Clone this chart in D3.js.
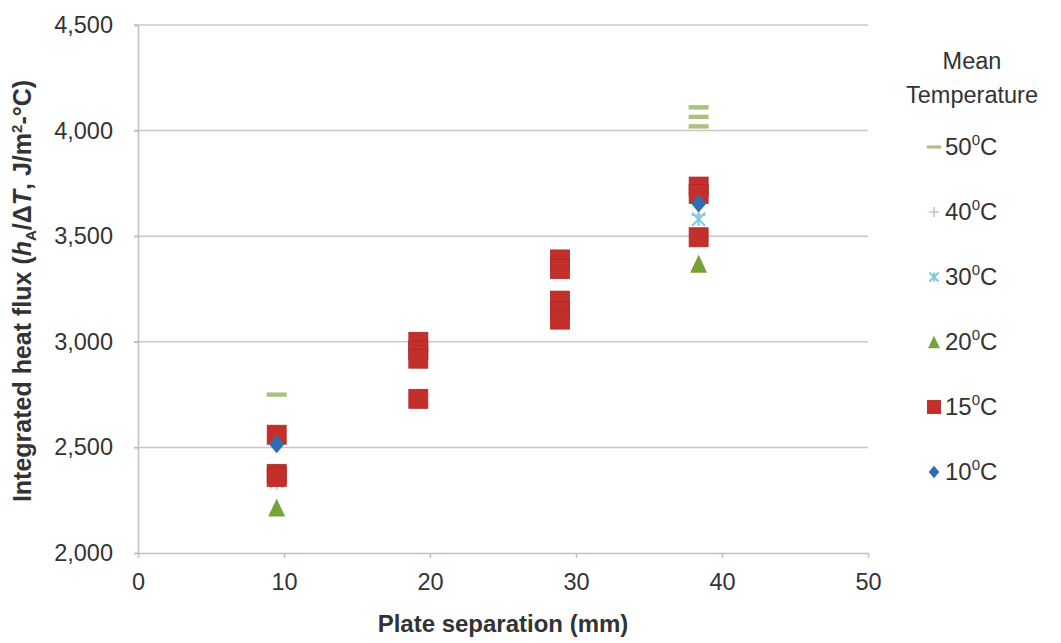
<!DOCTYPE html>
<html><head><meta charset="utf-8">
<script src="https://cdn.jsdelivr.net/npm/d3@7"></script>
<style>
html,body{margin:0;padding:0;background:#fff;}
svg{display:block;font-family:"Liberation Sans",Arial,sans-serif;}
</style></head>
<body>
<svg id="chart" width="1061" height="643"></svg>
<script>
// ---- data ----
const xTicks = [0, 10, 20, 30, 40, 50];
const yTicks = [2000, 2500, 3000, 3500, 4000, 4500];
const seriesNames = ["50", "40", "30", "20", "15", "10"];

const sep50 = [9.5, 38.4, 38.4, 38.4];
const flux50 = [2750, 4020, 4065, 4110];
const sep40 = [9.5, 38.4];
const flux40 = [2330, 3600];
const sep30 = [9.5, 38.4];
const flux30 = [2340, 3580];
const sep20 = [9.5, 38.4];
const flux20 = [2215, 3370];
const sep15 = [9.5, 9.5, 9.5, 19.2, 19.2, 19.2, 19.2, 28.9, 28.9, 28.9, 28.9, 28.9, 38.4, 38.4, 38.4];
const flux15 = [2560, 2375, 2360, 3000, 2960, 2920, 2730, 3390, 3345, 3195, 3145, 3105, 3735, 3700, 3495];
const sep10 = [9.5, 38.4];
const flux10 = [2515, 3655];

const seriesX = [sep50, sep40, sep30, sep20, sep15, sep10];
const seriesY = [flux50, flux40, flux30, flux20, flux15, flux10];

// ---- styles ----
const colors = {"50":"#a9c27e","40":"#b4c5d8","30":"#7fc9de","20":"#76a237","15":"#c3302b","10":"#2f6db2"};
const textColor = "#333333";

const svg = d3.select("#chart");
const L = 138, R = 868, T = 25, B = 553;
const x = d3.scaleLinear().domain([0, 50]).range([L, R]);
const y = d3.scaleLinear().domain([2000, 4500]).range([B, T]);

// gridlines
svg.append("g").selectAll("line").data(yTicks.slice(1)).join("line")
  .attr("x1", L - 4).attr("x2", R).attr("y1", d => y(d)).attr("y2", d => y(d))
  .attr("stroke", "#c8c8c8").attr("stroke-width", 1.5);

// y axis
const yAxis = d3.axisLeft(y).tickValues(yTicks).tickFormat(d3.format(",")).tickSize(4).tickPadding(21);
const gy = svg.append("g").attr("transform", `translate(${L},0)`).call(yAxis);
gy.select(".domain").attr("stroke", "#c0c0c0").attr("stroke-width", 1.5);
gy.selectAll(".tick line").attr("stroke", "#c0c0c0").attr("stroke-width", 1.5);
gy.selectAll("text").attr("fill", textColor).attr("font-size", 23.5).attr("font-family", "Liberation Sans, Arial, sans-serif");

// x axis
const xAxis = d3.axisBottom(x).tickValues(xTicks).tickSize(5).tickPadding(15).tickSizeOuter(0);
const gx = svg.append("g").attr("transform", `translate(0,${B})`).call(xAxis);
gx.select(".domain").attr("stroke", "#c0c0c0").attr("stroke-width", 1.5);
gx.selectAll(".tick line").attr("stroke", "#c0c0c0").attr("stroke-width", 1.5);
gx.selectAll("text").attr("fill", textColor).attr("font-size", 23.5).attr("font-family", "Liberation Sans, Arial, sans-serif");

// marker drawing
function drawMarker(sel, name, scale) {
  const s = scale || 1;
  const c = colors[name];
  if (name === "15") {
    sel.append("rect").attr("x", -9.5 * s).attr("y", -9.5 * s).attr("width", 19 * s).attr("height", 19 * s)
      .attr("fill", c).attr("stroke", "#a82a26").attr("stroke-width", 0.8);
  } else if (name === "10") {
    const r = 9 * s;
    sel.append("path").attr("d", `M0,${-r}L${r*0.85},0L0,${r}L${-r*0.85},0Z`).attr("fill", c);
  } else if (name === "20") {
    const h = 18 * s, w = 17 * s;
    sel.append("path").attr("d", `M0,${-h/2}L${w/2},${h/2}L${-w/2},${h/2}Z`).attr("fill", c);
  } else if (name === "50") {
    sel.append("rect").attr("x", -10 * s).attr("y", -2.2 * s).attr("width", 20 * s).attr("height", 4.4 * s).attr("fill", c);
  } else if (name === "40") {
    const r = 7 * s;
    sel.append("path").attr("d", `M${-r},0H${r}M0,${-r}V${r}`).attr("stroke", c).attr("stroke-width", 1.6).attr("fill", "none");
  } else if (name === "30") {
    const r = 6.5 * s;
    sel.append("path").attr("d", `M${-r},${-r}L${r},${r}M${r},${-r}L${-r},${r}M0,${-r}V${r}`)
      .attr("stroke", c).attr("stroke-width", 2).attr("fill", "none");
  }
}

// points
seriesNames.forEach((name, i) => {
  const g = svg.append("g").attr("class", "series-" + name);
  const pts = seriesX[i].map((v, j) => [v, seriesY[i][j]]);
  g.selectAll("g").data(pts).join("g")
    .attr("transform", d => `translate(${x(d[0])},${y(d[1])})`)
    .each(function() { drawMarker(d3.select(this), name); });
});

// axis titles
svg.append("text").attr("x", (L + R) / 2).attr("y", 632).attr("text-anchor", "middle")
  .attr("font-size", 24).attr("font-weight", "bold").attr("fill", textColor)
  .text("Plate separation (mm)");

const yt = svg.append("text").attr("transform", "translate(31,291) rotate(-90)")
  .attr("text-anchor", "middle").attr("font-size", 25).attr("font-weight", "bold").attr("fill", textColor);
yt.append("tspan").text("Integrated heat flux (");
yt.append("tspan").attr("font-style", "italic").text("h");
yt.append("tspan").attr("font-size", 15).attr("dy", 5).text("A");
yt.append("tspan").attr("dy", -5).text("/Δ");
yt.append("tspan").attr("font-style", "italic").text("T");
yt.append("tspan").text(", J/m");
yt.append("tspan").attr("font-size", 15).attr("dy", -9).text("2");
yt.append("tspan").attr("dy", 9).text("-°C)");

// legend
const lg = svg.append("g");
lg.append("text").attr("x", 972).attr("y", 69).attr("text-anchor", "middle").attr("font-size", 23.5).attr("fill", textColor).text("Mean");
lg.append("text").attr("x", 972).attr("y", 103).attr("text-anchor", "middle").attr("font-size", 23.5).attr("fill", textColor).text("Temperature");
const legendY = [147, 212, 277, 342, 407, 472];
seriesNames.forEach((name, i) => {
  const item = lg.append("g").attr("transform", `translate(934,${legendY[i]})`);
  drawMarker(item.append("g"), name, 0.7);
  const t = item.append("text").attr("x", 11).attr("y", 8).attr("font-size", 24).attr("fill", textColor);
  t.append("tspan").text(name);
  t.append("tspan").attr("font-size", 15).attr("dy", -10).text("0");
  t.append("tspan").attr("dy", 10).text("C");
});
</script>
</body></html>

Given task ▸ State the number of lines that contain the string "this", with no other words.

The output ▸ 2